JERUSALEM - Palestinian President Yasser Arafat has emerged strengthened at home and in the Middle East by an Arab summit that accused Israel of "barbarism" in fighting in the West Bank and Gaza Strip, say analysts.
They said Arafat achieved his main aim of rallying the support of all Arab leaders, who are under pressure from an angry public to take a stronger stand against Israel and are worried that the violence could spread in the Middle East.
"But the question is whether Arafat will exploit this rare popularity and strength to achieve political gains for the Palestinian people," said Palestinian political analyst Ghassan al-Khatib.
"To achieve political gains Arafat has to make sure the ... objective is ending occupation by implementing UN resolution 242," Khatib said. "Furthermore the United States should not monopolise the peace process."
But the word on the Palestinian streets yesterday was that the two-day emergency summit in Cairo did not go far enough in confronting Israel after nearly three weeks of violence.
In a Gaza refugee camp, where hundreds mourned the death of a 14-year-old youth in a clash with Israeli forces at the weekend, the mood was especially bitter.
"The summit is a failure. The summit is a failure," the crowd chanted, demanding action against Israel, not words.
The Arab leaders affirmed a commitment to peacemaking and stopped short of calling on Egypt and Jordan, which both have peace treaties with Israel, to cut ties with the Jewish state.
Palestinian Information Minister Yasser Abed Rabbo, who attended the Cairo meeting, said the summit's decisions showed Israel and the rest of the world that Palestinian red lines in the peace process were also Arab red lines.

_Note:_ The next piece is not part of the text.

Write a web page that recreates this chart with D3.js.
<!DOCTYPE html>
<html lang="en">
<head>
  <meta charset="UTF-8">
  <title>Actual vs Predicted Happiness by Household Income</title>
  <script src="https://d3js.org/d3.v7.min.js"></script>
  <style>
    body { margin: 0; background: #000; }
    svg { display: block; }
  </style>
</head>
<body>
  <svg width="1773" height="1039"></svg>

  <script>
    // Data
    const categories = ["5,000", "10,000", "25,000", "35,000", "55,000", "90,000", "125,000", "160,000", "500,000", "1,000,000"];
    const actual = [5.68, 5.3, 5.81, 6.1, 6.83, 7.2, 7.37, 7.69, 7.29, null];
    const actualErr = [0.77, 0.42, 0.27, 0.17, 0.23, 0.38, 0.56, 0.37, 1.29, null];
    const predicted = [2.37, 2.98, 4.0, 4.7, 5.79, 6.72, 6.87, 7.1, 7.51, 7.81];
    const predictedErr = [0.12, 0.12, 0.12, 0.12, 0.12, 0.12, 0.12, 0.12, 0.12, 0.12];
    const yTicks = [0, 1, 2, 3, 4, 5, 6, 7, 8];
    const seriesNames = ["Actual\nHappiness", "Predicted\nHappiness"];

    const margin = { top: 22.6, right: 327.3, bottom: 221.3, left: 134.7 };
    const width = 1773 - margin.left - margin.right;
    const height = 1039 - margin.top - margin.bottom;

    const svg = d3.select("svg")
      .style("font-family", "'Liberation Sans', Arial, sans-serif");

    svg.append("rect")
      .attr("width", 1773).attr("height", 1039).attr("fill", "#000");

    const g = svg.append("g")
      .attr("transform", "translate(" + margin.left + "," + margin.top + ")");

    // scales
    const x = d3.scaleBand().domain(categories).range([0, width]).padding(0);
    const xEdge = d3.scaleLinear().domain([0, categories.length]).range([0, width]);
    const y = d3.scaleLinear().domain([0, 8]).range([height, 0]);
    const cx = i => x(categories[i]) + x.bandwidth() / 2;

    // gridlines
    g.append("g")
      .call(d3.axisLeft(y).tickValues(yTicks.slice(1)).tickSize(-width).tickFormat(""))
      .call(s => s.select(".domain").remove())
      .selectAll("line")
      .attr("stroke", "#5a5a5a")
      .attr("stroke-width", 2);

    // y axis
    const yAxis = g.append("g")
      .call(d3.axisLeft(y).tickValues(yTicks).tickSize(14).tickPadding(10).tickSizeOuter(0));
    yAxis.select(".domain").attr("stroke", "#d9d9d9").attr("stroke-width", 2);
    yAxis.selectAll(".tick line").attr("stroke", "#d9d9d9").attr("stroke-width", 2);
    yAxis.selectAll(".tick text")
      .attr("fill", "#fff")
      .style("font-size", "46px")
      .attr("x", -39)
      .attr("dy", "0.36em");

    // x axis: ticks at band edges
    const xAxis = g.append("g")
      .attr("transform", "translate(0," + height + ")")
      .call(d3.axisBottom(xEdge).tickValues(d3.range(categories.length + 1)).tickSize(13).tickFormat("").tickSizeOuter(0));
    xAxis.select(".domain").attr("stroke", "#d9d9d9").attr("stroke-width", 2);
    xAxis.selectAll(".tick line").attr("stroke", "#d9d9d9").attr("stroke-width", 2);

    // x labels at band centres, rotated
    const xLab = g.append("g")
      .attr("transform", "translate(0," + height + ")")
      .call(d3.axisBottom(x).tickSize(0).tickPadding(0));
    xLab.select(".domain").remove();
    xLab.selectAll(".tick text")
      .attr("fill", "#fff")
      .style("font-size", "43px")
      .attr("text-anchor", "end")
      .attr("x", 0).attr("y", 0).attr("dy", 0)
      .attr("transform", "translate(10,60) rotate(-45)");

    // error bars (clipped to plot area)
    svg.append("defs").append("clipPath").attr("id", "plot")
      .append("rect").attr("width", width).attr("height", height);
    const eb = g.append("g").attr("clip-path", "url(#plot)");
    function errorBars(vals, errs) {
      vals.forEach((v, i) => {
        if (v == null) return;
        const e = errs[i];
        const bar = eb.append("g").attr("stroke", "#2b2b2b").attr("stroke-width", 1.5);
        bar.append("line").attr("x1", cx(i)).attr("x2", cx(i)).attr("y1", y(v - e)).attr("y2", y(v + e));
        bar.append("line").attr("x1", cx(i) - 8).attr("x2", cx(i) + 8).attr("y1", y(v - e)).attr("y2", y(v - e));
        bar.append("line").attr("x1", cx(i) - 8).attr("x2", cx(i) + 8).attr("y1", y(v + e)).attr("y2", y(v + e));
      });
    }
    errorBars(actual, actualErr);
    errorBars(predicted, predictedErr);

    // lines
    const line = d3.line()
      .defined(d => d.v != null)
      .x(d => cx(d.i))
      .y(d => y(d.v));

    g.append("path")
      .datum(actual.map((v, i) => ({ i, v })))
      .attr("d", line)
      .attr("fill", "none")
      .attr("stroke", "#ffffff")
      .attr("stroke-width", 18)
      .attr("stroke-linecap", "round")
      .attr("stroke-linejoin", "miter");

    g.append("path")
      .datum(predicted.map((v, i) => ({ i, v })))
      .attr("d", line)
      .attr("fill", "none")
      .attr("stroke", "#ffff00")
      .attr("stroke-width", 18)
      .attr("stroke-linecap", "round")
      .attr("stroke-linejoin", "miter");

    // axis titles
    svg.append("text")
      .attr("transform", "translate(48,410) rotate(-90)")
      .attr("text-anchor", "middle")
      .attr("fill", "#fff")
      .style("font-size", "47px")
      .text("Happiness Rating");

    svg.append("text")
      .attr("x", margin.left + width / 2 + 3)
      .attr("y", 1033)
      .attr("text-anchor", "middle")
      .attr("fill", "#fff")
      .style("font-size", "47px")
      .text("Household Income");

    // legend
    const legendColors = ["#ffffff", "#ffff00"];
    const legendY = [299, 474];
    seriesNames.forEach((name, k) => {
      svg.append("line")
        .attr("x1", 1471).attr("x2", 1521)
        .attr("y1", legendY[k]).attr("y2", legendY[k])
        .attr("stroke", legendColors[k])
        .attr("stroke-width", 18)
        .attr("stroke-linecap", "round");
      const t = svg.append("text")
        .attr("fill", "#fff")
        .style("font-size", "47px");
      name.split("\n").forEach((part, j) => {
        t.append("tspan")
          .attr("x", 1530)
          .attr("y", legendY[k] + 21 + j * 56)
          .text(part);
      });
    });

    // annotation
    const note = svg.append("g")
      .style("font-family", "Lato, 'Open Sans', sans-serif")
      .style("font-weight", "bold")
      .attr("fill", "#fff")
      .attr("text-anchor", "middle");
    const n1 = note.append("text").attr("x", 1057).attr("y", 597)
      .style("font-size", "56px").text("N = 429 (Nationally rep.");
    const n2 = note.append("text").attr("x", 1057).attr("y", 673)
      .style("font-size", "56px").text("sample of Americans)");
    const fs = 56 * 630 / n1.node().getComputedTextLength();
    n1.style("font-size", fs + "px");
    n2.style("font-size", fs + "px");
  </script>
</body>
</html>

The meeting had managed to mend Arafat's ties with Arab adversaries such as Kuwait, which was angered by his support of Iraq after its 1990 invasion of the emirate.

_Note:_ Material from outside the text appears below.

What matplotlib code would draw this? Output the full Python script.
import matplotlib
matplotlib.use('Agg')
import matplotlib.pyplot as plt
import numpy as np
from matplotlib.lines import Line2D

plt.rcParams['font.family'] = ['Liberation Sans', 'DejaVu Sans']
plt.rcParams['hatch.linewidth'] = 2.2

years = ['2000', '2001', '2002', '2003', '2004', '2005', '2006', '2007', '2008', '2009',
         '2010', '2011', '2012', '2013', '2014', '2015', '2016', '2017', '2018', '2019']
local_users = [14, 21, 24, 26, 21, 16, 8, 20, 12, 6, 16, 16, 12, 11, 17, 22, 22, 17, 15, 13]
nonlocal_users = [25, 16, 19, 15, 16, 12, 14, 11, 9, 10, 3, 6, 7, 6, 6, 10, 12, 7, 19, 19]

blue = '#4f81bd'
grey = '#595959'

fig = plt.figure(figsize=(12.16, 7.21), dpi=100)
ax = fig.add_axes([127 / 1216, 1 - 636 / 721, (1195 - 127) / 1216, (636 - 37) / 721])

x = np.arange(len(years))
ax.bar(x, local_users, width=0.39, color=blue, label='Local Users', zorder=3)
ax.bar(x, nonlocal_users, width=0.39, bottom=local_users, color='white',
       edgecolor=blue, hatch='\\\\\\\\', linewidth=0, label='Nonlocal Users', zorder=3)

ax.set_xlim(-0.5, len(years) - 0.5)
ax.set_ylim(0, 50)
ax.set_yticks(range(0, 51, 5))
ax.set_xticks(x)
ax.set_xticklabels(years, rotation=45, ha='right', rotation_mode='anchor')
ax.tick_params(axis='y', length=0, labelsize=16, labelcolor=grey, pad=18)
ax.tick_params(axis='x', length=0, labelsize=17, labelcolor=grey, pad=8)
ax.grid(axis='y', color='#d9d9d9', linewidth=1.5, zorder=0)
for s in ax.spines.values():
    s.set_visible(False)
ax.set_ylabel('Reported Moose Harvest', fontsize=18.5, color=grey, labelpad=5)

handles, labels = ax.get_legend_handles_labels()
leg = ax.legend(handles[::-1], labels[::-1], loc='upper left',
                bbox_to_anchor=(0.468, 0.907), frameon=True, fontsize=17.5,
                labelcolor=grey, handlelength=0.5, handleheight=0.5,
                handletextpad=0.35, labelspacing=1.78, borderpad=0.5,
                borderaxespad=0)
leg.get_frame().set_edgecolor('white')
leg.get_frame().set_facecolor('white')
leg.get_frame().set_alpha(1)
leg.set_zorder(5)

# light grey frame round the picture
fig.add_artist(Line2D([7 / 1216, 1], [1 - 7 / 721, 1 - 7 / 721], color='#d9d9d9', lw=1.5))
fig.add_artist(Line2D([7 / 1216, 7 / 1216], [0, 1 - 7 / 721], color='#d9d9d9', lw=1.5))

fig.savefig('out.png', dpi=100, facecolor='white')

Some Palestinian and Israeli analysts agreed that the intifada or uprising in the West Bank and Gaza had boosted Arafat's popularity at home and in the Arab world.
The bloodshed, which was feeding the mounting Palestinian anger, put Arafat at the head of a national war of independence, the analysts said.
Israeli analyst Menachem Klein said: "Barak refuses to see that as the Army kills more and more Palestinians, including many children, the Palestinians' anger increases, and he can't see that this is a war against occupation, it's a war of independence."